This article originally appeared in the Austin American-Statesman on 1/16/2013
Among the last U.S. Senate’s graveyard of stalled budgets, authorizations and still other urgent measures were some 36 regulatory-reform bills passed by the House with bipartisan support. These bills are needed to rein in a regulatory spree that is crushing business activity and unnerving investors. They deserve first priority in the new Senate — but the newly elected body, with two fewer GOP members than its predecessor had, is likely not interested.
Senate majority leader Harry Reid, D-Nev., denied all these bills access to the Senate floor. Many, if not most, of these bills address the Obama administration’s “regulatory cliff,” as Sen. Rob Portman dubbed the situation in a Wall Street Journal op-ed.
The president quipped in his State of the Union address last February that he had issued fewer rules in his first three years than did his predecessor in a comparable period. Although technically correct, the president’s numbers omit the most important factor: cost. According Wayne Crews of the Competitive Enterprise Institute, President Obama issued 953 “major regulations” (meaning regulations with a cost of $100 million or more, or an impact the federal government deems otherwise significant) in his first three years, while President George W. Bush issued 30 such regulations during the similar period. According to the federal government, 3,807 new final rules were issued in 2011, and 4,128 more rules are now in the pipeline. Take just one agency, the Environmental Protection Agency. In 2010, EPA rules accounted for $23 billion in federal regulatory costs. Once just a peripheral source of pesky but absorbable costs, the EPA is now ground zero for regulatory damage. Seven of the 10 House bills now in Senate limbo aim to restrain the EPA.

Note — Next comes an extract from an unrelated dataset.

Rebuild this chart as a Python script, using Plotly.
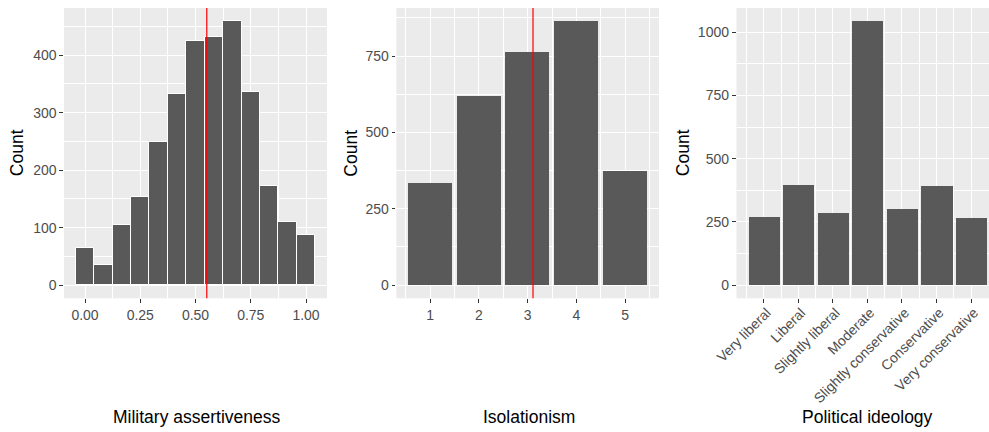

Once promulgated through the formal rule-making process, the EPA’s rules are not easily unwound. Any attempt to reverse course will inevitably result in a protracted legal battle, and even a successful resolution to a legal challenge (whether through court victory or settlement) often means only that the EPA must begin the rule-making process again. There is little that even a determined Congress can do by itself to stop agency rule-making.
The EPA may estimate compliance costs, but the full costs borne by the economy and individual consumers are cumulative and indirect. New EPA regulations come one at a time, with staggered effective dates, typically with specific impacts for each particular region or economic sector, through a thousand pages of technical bureaucrat-speak.
As Steven Hayward noted in his book “The Age of Reagan,” “The striking aspect of the EPA and other regulatory agencies created contemporaneously (OSHA, CPSC) … is that they were the first agencies with a mandate to range widely throughout the economy and set their own policy strategies largely without the deliberation of, or input from, Congress.” Yet many policymakers remain blasé about the constitutional murkiness of unelected federal employees making regulatory decisions of national consequence, and they are apparently resigned to the growing regulatory strictures that limit personal and economic freedoms.
Expanding the administrative state has been a project of congressional majorities and administrations from both parties for decades. It took the grass-roots tea party movement and the new legislators that movement helped elect to get bold bills passed in the House that are serious about reducing the EPA’s extra-constitutional powers. The REINS Act is a good example: It would require congressional approval of “major” new rules.
Norman Thomas, a six-time presidential candidate for the Socialist Party of America, noted in 1944: “The American people will never knowingly adopt Socialism. But, under the name of ‘liberalism,’ they will adopt every fragment of the socialist program, until one day America will be a socialist nation without knowing what happened.” Similarly, under the innocuous nostrum of “environmentalism,” whole swaths of the “socialist program” can be established without any input from elected representatives. As the Senate dithers, America will continue to trudge toward the regulatory cliff.